Es bestehen erhebliche Unterschiede zwischen denjenigen, die nach dem Bezug von Alg oder Alhi auf bedürftigkeitsabhängige Leistungen der Grundsicherung für Arbeitsuchende angewiesen sind und denjenigen, die oberhalb des durch die Leistungen zur Sicherung des Lebensunterhalts nach dem SGB II bestimmten soziokulturellen Existenzminimums aus eigenen Mitteln, Einkommen oder sonstigen Leistungen ihren Lebensunterhalt bestreiten können. Diejenigen, deren Einkommen nach dem Ausscheiden aus dem Leistungsbezug der Arbeitslosenversicherung unter die Bedürftigkeitsgrenze gesunken ist, die also anspruchsberechtigt nach dem SGB II sind, werden vom Gesetzgeber als besonders schutzbedürftig angesehen. Sie sind nicht in der Lage ihren Lebensunterhalt ohne staatliche Leistungen nach dem SGB II zu bestreiten. Dabei wird nicht verkannt, dass ein vormaliger Alg-Bezieher ohne Leistungsanspruch nach dem SGB II, dessen Einkommen nur knapp seinen Bedarf deckt, ggf weniger an monatlichem Einkommen zur Verfügung haben kann, als ein Alg II-Bezieher unter Berücksichtigung des befristeten Zuschlags.
Derartige Konsequenzen lassen sich bei typisierenden Grenzziehungen, wie etwa Einkommensgrenzen, nie gänzlich vermeiden. Der Gesetzgeber muss den ihm insoweit bei der Grenzziehung zukommenden Gestaltungsfreiraum allerdings in sachgerechter Weise nutzen. Das ist dann der Fall, wenn er die an die Grenze anknüpfenden Faktoren hinreichend gewürdigt hat und das System der Gesamtregelung durch sachliche Gründe gerechtfertigt ist oder nicht als willkürlich erscheint (vgl BVerfGE 80, 297, 311; 87, 1, 47, stRspr, zuletzt: BVerfG Beschluss vom 26. Juni 2007 - 1 BvR 2204/00, 1 BvR 1355/03). Das ist hier der Fall. Die Zuschussgewährung nach § 24 SGB II soll zwar einerseits den Wegfall von Alg-Bezug ohne nachfolgende Alhi abfedern. Sie ist jedoch andererseits davon abhängig, dass Hilfebedürftigkeit iS des § 9 SGB II eingetreten ist. Die Differenzierung knüpft daher an zwei Gesichtspunkte an, nämlich die Hilfebedürftigkeit und die Notwendigkeit der Abfederung des Übergangs. Es ist vom gesetzgeberischen Gestaltungsspielraum umfasst, wenn er Leistungen aus dem System des SGB II nur denjenigen zukommen lässt, die beide Kriterien erfüllen. Insbesondere ist es nicht sachwidrig, wenn nur Leistungen des SGB II erhält, wer auch dessen Zugangsvoraussetzungen erfüllt (so auch BSG Urteil vom 23. November 2006 - B 11b AS 1/06 R).

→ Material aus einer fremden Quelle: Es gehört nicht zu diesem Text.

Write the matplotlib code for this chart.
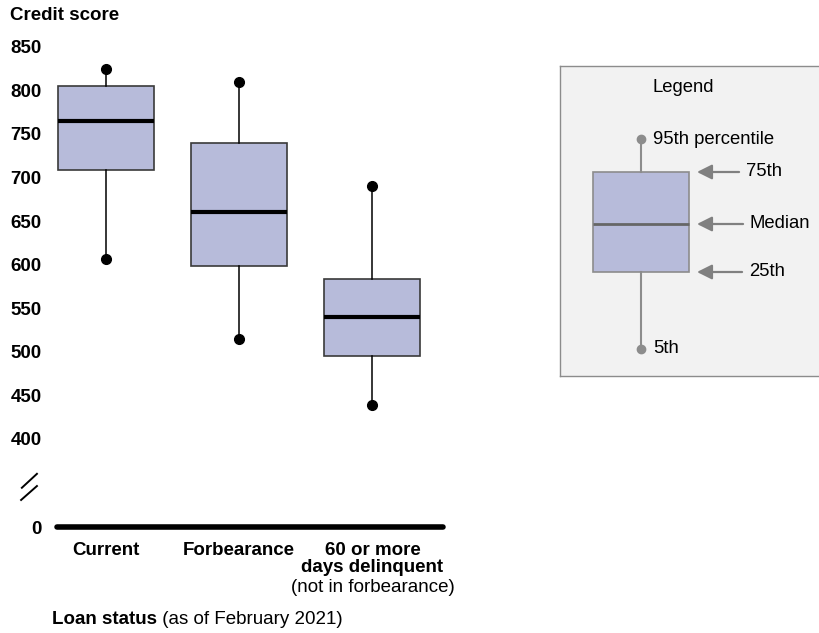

Soweit der Kläger ferner zum Ausdruck bringen möchte, er halte die übergangslose Abschaffung der Alhi für verfassungswidrig, vermag der Senat dem ebenfalls nicht zu folgen. Der Senat schließt sich auch insoweit der Einschätzung des 11b. Senats des BSG in seiner Entscheidung vom 23. November 2006 (B 11b AS 1/06 R) an.
Die Kostenentscheidung folgt aus § 193 SGG.